Most people would agree. No, not merely agree. Most people take this for granted to the degree that to suggest otherwise is just nuts. The idea that the US Military, arguably the largest and most well funded operation in the world, ever uses pirated software is just the insane ravings of someone who has broken with reality.
Here's the thing. I'm not going to tell you that the US Military in any way shape or form has any kind of policy for using pirated software, or even any kind of tolerance for it. The hypothetical general you were talking to almost certainly has no connection whatsoever to software piracy.
On the ground though, it's a different story.
Consider this one email response to my original article on piracy from a guy who was deployed in Iraq with the United States National Guard. He had to install various Microsoft products onto 200 laptops as part of a 30 day project to set up a network for a base.
The problem was that they didn't have the copies of Windows and MS Office that they needed. Naturally, Microsoft provides software to the US Military under some massive contract, and so of course the legitimate copies were available for the asking. However, the reality was that it would take too long for the request to work its way through the bureaucracy. So this National Guardsman and his fellow IT team members got on the 'net via satellite and downloaded pirated copies of what they needed. Just to get things working for now, and then when the licenses became available, they would just validate the existing installed software.
I doubt Microsoft, a company founded in the US and run by Americans, has any problem with US soldiers doing whatever it takes to get their mission accomplished, even if they use pirated copies to fill in the gaps where Microsoft can't deliver on time. But consider how that means that pirated software is keeping Microsoft in business by assisting this way.
You could say that the problem was the military bureaucracy not getting the legal copies to the soldiers in time. True, but at the same time, that problem wouldn't exist with legally free software, since the National Guardsman could have done exactly what he did for the sake of expediency, with the important distinction that it would have been perfectly legal. Not only legal, but an easier and permanent solution, not in need of touching up the serial codes or authentication later.
The question is, would the US military continue to renew their contract with Microsoft if pirated software did not fill that gap? If Microsoft and the military had to face up to those issues, then wouldn't they streamline the process in order to get the job done faster? And if they could, then why aren't they doing so already?
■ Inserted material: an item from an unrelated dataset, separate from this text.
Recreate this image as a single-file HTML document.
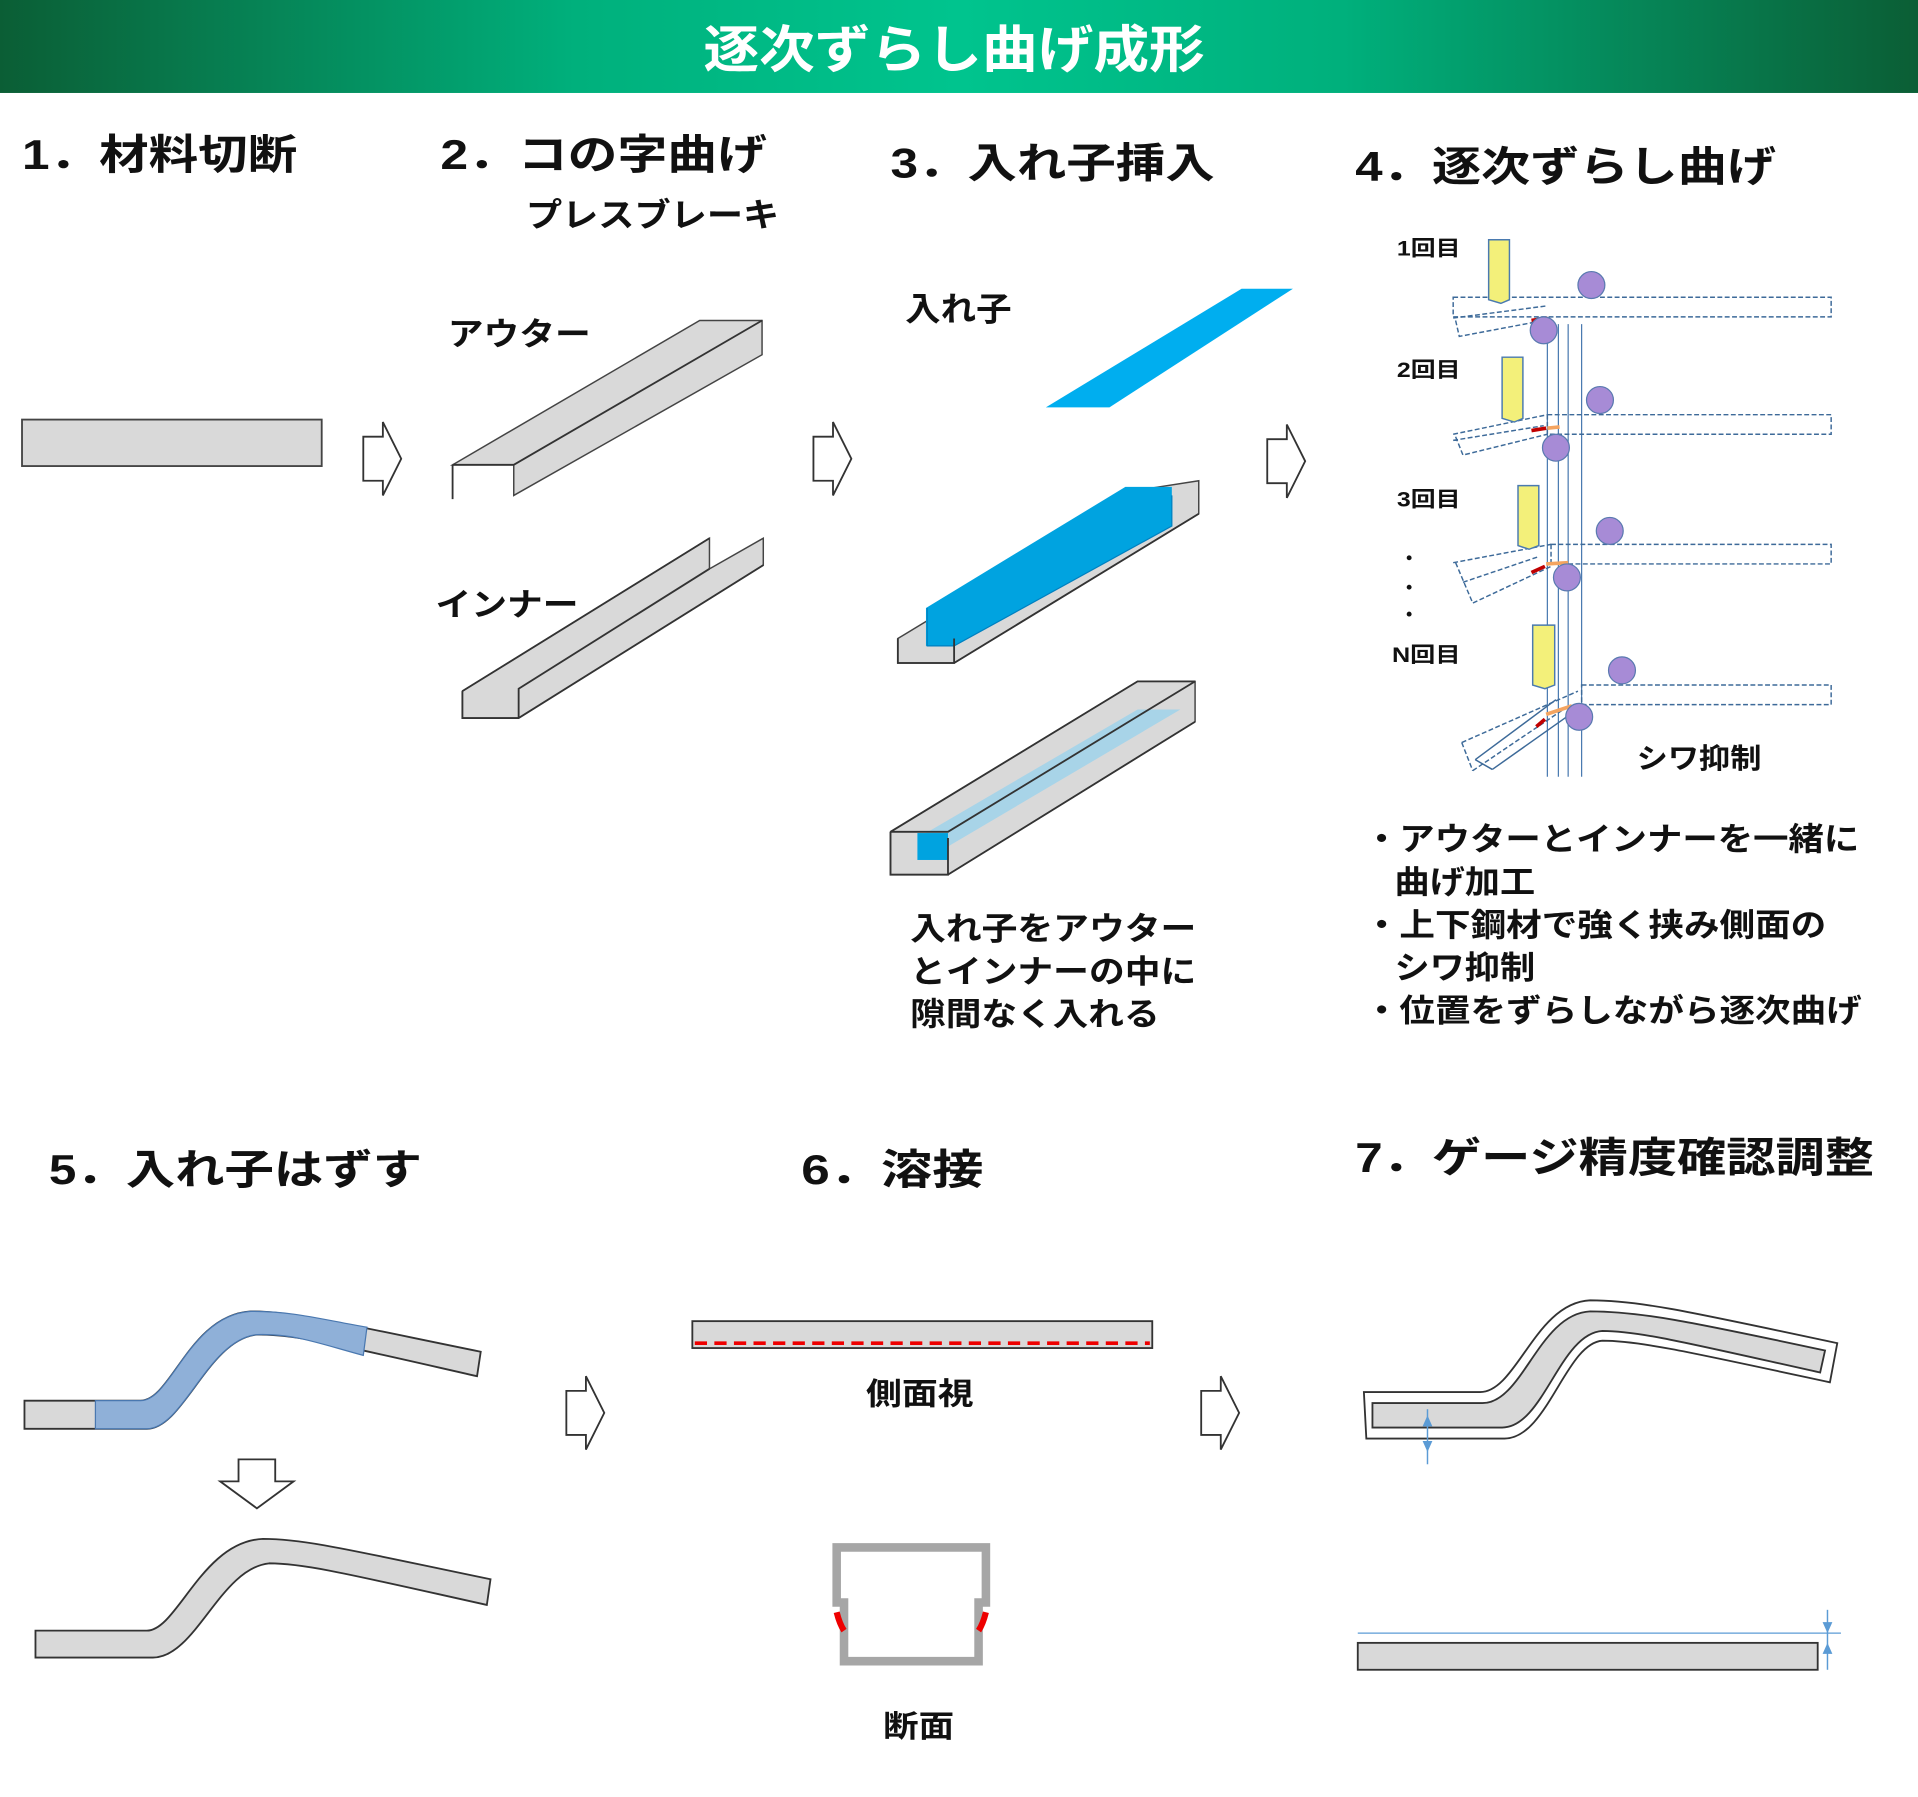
<!DOCTYPE html>
<html><head><meta charset="utf-8"><style>
html,body{margin:0;padding:0;background:#fff}
svg{display:block}
text{font-family:"Liberation Sans","Noto Sans CJK JP",sans-serif;font-weight:bold;fill:#111}
</style></head><body>
<svg width="1918" height="1797" viewBox="0 0 1568 1469" preserveAspectRatio="none" xmlns="http://www.w3.org/2000/svg">
<defs>
<linearGradient id="hg" x1="0" x2="1" y1="0" y2="0">
<stop offset="0" stop-color="#0b5e35"/><stop offset="0.3" stop-color="#00b07c"/><stop offset="0.5" stop-color="#00c48e"/><stop offset="0.7" stop-color="#00b07c"/><stop offset="1" stop-color="#0b5e35"/>
</linearGradient>
<g id="arr"><path d="M0,12 H16 V0 L31,30 L16,60 V48 H0 Z" fill="#fff" stroke="#333" stroke-width="1.5"/></g>
</defs>
<rect x="0" y="0" width="1568" height="76" fill="url(#hg)"/>
<text x="575" y="55" font-size="42" textLength="410" lengthAdjust="spacingAndGlyphs" style="fill:#fff">逐次ずらし曲げ成形</text>

<text x="18" y="138" font-size="34" textLength="225" lengthAdjust="spacingAndGlyphs">1．材料切断</text>
<text x="360" y="138" font-size="34" textLength="267" lengthAdjust="spacingAndGlyphs">2．コの字曲げ</text>
<text x="430" y="185" font-size="27" textLength="207" lengthAdjust="spacingAndGlyphs">プレスブレーキ</text>
<text x="728" y="145" font-size="34" textLength="265" lengthAdjust="spacingAndGlyphs">3．入れ子挿入</text>
<text x="1108" y="148" font-size="34" textLength="344" lengthAdjust="spacingAndGlyphs">4．逐次ずらし曲げ</text>
<text x="40" y="968" font-size="34" textLength="305" lengthAdjust="spacingAndGlyphs">5．入れ子はずす</text>
<text x="655" y="968" font-size="34" textLength="149" lengthAdjust="spacingAndGlyphs">6．溶接</text>
<text x="1108" y="958" font-size="34" textLength="424" lengthAdjust="spacingAndGlyphs">7．ゲージ精度確認調整</text>

<!-- step1 -->
<rect x="18" y="343" width="245" height="38" fill="#d9d9d9" stroke="#444" stroke-width="1.5"/>
<use href="#arr" x="297" y="345"/>
<use href="#arr" x="665" y="345"/>
<use href="#arr" x="1036" y="347"/>
<use href="#arr" x="463" y="1125"/>
<use href="#arr" x="982" y="1125"/>
<path d="M195,1193 H225 V1211 H240 L210,1233 L180,1211 H195 Z" fill="#fff" stroke="#333" stroke-width="1.5"/>

<!-- step2 outer -->
<text x="366" y="282" font-size="26" textLength="117" lengthAdjust="spacingAndGlyphs">アウター</text>
<path d="M370,380 L572,262 H623 V290 L420,405 V380 Z" fill="#d9d9d9" stroke="#444" stroke-width="1.2"/>
<path d="M370,380 H420 M370,380 V408 M420,380 L623,262" fill="none" stroke="#333" stroke-width="1.5"/>
<text x="356" y="503" font-size="26" textLength="117" lengthAdjust="spacingAndGlyphs">インナー</text>
<path d="M378,565 L580,440 V465 L624,440 V462 L424,587 H378 Z" fill="#d9d9d9" stroke="#444" stroke-width="1.2"/>
<path d="M378,565 V587 H424 L624,462 M424,587 V563 L580,465 M378,565 L580,440" fill="none" stroke="#333" stroke-width="1.5"/>

<!-- step3 -->
<text x="740" y="262" font-size="27" textLength="87" lengthAdjust="spacingAndGlyphs">入れ子</text>
<path d="M855,333 L1015,236 H1057 L907,333 Z" fill="#00aeef"/>
<path d="M734,522 L935,400 L980,393 V420 L780,542 H734 Z" fill="#d9d9d9" stroke="#444" stroke-width="1.2"/>
<path d="M757,497 L920,398 H958 V430 L780,528 H757 Z" fill="#00a3e0"/>
<path d="M758,497 V528 H780 L958,430 V405" fill="none" stroke="#0080c0" stroke-width="1"/>
<path d="M734,522 V542 H780 V522 M780,542 L980,420" fill="none" stroke="#333" stroke-width="1.5"/>
<path d="M728,680 L930,557 H977 V590 L775,715 H728 Z" fill="#d9d9d9" stroke="#444" stroke-width="1.2"/>
<path d="M750,685 L930,580 H965 L775,692 Z" fill="#a8d4e8"/>
<rect x="750" y="681" width="25" height="22" fill="#00a3e0"/>
<path d="M728,680 H775 L977,557 M728,680 V715 H775 V685 M775,715 L977,590 M728,680 L930,557 H977" fill="none" stroke="#333" stroke-width="1.5"/>
<text x="744" y="768" font-size="26" textLength="234" lengthAdjust="spacingAndGlyphs">入れ子をアウター</text>
<text x="744" y="803" font-size="26" textLength="234" lengthAdjust="spacingAndGlyphs">とインナーの中に</text>
<text x="744" y="838" font-size="26" textLength="204" lengthAdjust="spacingAndGlyphs">隙間なく入れる</text>

<!-- step4 -->
<text x="1142" y="209" font-size="17" textLength="52" lengthAdjust="spacingAndGlyphs">1回目</text>
<text x="1142" y="308" font-size="17" textLength="52" lengthAdjust="spacingAndGlyphs">2回目</text>
<text x="1142" y="414" font-size="17" textLength="52" lengthAdjust="spacingAndGlyphs">3回目</text>
<text x="1138" y="541" font-size="17" textLength="56" lengthAdjust="spacingAndGlyphs">N回目</text>
<circle cx="1152" cy="456" r="2" fill="#111"/><circle cx="1152" cy="480" r="2" fill="#111"/><circle cx="1152" cy="502" r="2" fill="#111"/>
<g stroke="#4a7ab0" stroke-width="1" fill="none">
<line x1="1265" y1="265" x2="1265" y2="635"/><line x1="1274" y1="265" x2="1274" y2="635"/><line x1="1282" y1="265" x2="1282" y2="635"/><line x1="1293" y1="265" x2="1293" y2="635"/>
</g>
<g stroke="#3d6a99" stroke-width="1.2" fill="none" stroke-dasharray="4,2">
<rect x="1188" y="243" width="309" height="16"/>
<path d="M1188,260 L1265,250 M1190,262 L1193,275 L1262,262"/>
<rect x="1265" y="339" width="232" height="16"/>
<path d="M1188,355 L1265,339 M1190,357 L1196,372 L1265,355 M1188,360 L1262,348"/>
<rect x="1268" y="445" width="229" height="16"/>
<path d="M1188,460 L1268,445 M1190,460 L1204,493 L1268,463 M1196,476 L1258,455"/>
<rect x="1293" y="560" width="204" height="16"/>
<path d="M1195,607 L1290,565 M1204,630 L1278,580 M1195,607 L1204,630"/>
</g>
<path d="M1206,621 L1272,572 M1220,629 L1285,583 M1206,621 L1220,629" stroke="#3d6a99" stroke-width="1.2" fill="none"/>
<g fill="#f3f07a" stroke="#4a7ab0" stroke-width="1.2">
<path d="M1217,196 H1234 V245 L1227,248 L1217,245 Z"/>
<path d="M1228,292 H1245 V342 L1238,345 L1228,342 Z"/>
<path d="M1241,397 H1258 V446 L1250,449 L1241,446 Z"/>
<path d="M1253,511 H1271 V560 L1263,563 L1253,560 Z"/>
</g>
<g stroke="#c00000" stroke-width="3" fill="none">
<path d="M1252,262 L1265,260"/><path d="M1252,352 L1264,350"/><path d="M1252,468 L1263,463"/><path d="M1256,594 L1263,588"/>
</g>
<g stroke="#f4a460" stroke-width="3" fill="none"><path d="M1265,350 L1275,349"/><path d="M1264,461 L1282,460"/><path d="M1264,584 L1285,577"/></g>
<g fill="#a78bd6" stroke="#5a7ab0" stroke-width="1">
<circle cx="1301" cy="233" r="11"/><circle cx="1262" cy="270" r="11"/>
<circle cx="1308" cy="327" r="11"/><circle cx="1272" cy="366" r="11"/>
<circle cx="1316" cy="434" r="11"/><circle cx="1281" cy="472" r="11"/>
<circle cx="1326" cy="548" r="11"/><circle cx="1291" cy="586" r="11"/>
</g>
<text x="1338" y="628" font-size="23" textLength="102" lengthAdjust="spacingAndGlyphs">シワ抑制</text>
<text x="1115" y="695" font-size="26" textLength="405" lengthAdjust="spacingAndGlyphs">・アウターとインナーを一緒に</text>
<text x="1140" y="730" font-size="26" textLength="115" lengthAdjust="spacingAndGlyphs">曲げ加工</text>
<text x="1115" y="765" font-size="26" textLength="378" lengthAdjust="spacingAndGlyphs">・上下鋼材で強く挟み側面の</text>
<text x="1140" y="800" font-size="26" textLength="115" lengthAdjust="spacingAndGlyphs">シワ抑制</text>
<text x="1115" y="835" font-size="26" textLength="407" lengthAdjust="spacingAndGlyphs">・位置をずらしながら逐次曲げ</text>

<!-- step5 -->
<path d="M20,1145 H115 C140,1145 155,1075 205,1072 C240,1072 280,1082 393,1105 L390,1125 C280,1100 240,1090 210,1091 C170,1095 150,1168 120,1168 H20 Z" fill="#d9d9d9" stroke="#333" stroke-width="1.5"/>
<path d="M78,1145 H115 C140,1145 155,1075 205,1072 C240,1072 260,1078 300,1085 L297,1108 C260,1098 240,1090 210,1091 C170,1095 150,1168 120,1168 H78 Z" fill="#8fb0d8" stroke="#4a78b0" stroke-width="1"/>
<path d="M29,1333 H120 C145,1333 165,1260 215,1258 C250,1258 290,1268 401,1291 L398,1312 C290,1288 250,1278 220,1278 C180,1282 160,1355 125,1355 H29 Z" fill="#d9d9d9" stroke="#333" stroke-width="1.5"/>

<!-- step6 -->
<rect x="566" y="1080" width="376" height="22" fill="#d9d9d9" stroke="#333" stroke-width="1.5"/>
<line x1="568" y1="1098" x2="940" y2="1098" stroke="#e00" stroke-width="3" stroke-dasharray="10,6"/>
<text x="708" y="1148" font-size="25" textLength="88" lengthAdjust="spacingAndGlyphs">側面視</text>
<path d="M684,1265 H806 V1310 L800,1310 V1358 H690 V1310 L684,1310 Z" fill="none" stroke="#a6a6a6" stroke-width="7"/>
<path d="M684,1318 C686,1326 688,1330 690,1333" stroke="#e00" stroke-width="5" fill="none"/>
<path d="M806,1318 C804,1326 802,1330 800,1333" stroke="#e00" stroke-width="5" fill="none"/>
<text x="722" y="1420" font-size="25" textLength="58" lengthAdjust="spacingAndGlyphs">断面</text>

<!-- step7 -->
<path d="M1115,1138 H1210 C1240,1138 1255,1065 1300,1063 C1340,1063 1380,1072 1502,1098 L1496,1130 C1380,1105 1340,1096 1310,1096 C1280,1098 1265,1176 1230,1176 H1117 Z" fill="#fff" stroke="#333" stroke-width="1.5"/>
<path d="M1122,1147 H1212 C1245,1147 1258,1074 1300,1072 C1340,1072 1380,1080 1492,1104 L1488,1122 C1380,1098 1340,1088 1310,1088 C1275,1090 1262,1167 1228,1167 H1122 Z" fill="#d9d9d9" stroke="#333" stroke-width="1.5"/>
<line x1="1167" y1="1152" x2="1167" y2="1197" stroke="#5b9bd5" stroke-width="1.2"/>
<path d="M1163,1166 L1167,1157 L1171,1166Z M1163,1178 L1167,1187 L1171,1178Z" fill="#5b9bd5"/>
<rect x="1110" y="1343" width="376" height="22" fill="#d9d9d9" stroke="#333" stroke-width="1.5"/>
<line x1="1110" y1="1335" x2="1505" y2="1335" stroke="#5b9bd5" stroke-width="1"/>
<line x1="1494" y1="1316" x2="1494" y2="1365" stroke="#5b9bd5" stroke-width="1.2"/>
<path d="M1490,1326 L1494,1335 L1498,1326Z M1490,1352 L1494,1343 L1498,1352Z" fill="#5b9bd5"/>
</svg>
</body></html>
Because they don't have to, so long as there is such a thing as piracy to step in right when the National Guardsman needed it. The necessity of anyone having to sincerely think about the issue has been killed.
Since I've been writing about how pirated software helps paid software like Windows stay competitive against free software like Linux, I've had ample opportunity to talk with people about various aspects of the issue. So far my experience has been that regardless of whether or not people agree with me, so long as we're talking about how piracy affects consumer purchases, it's a civil academic debate. We can agree to disagree if need be.
But the idea that business uses cracked software? I've had responses ranging from "oh be realistic... you must not understand business very well if you think that happens," all the way to "what are you, stupid? Only some kind of moron would think that!"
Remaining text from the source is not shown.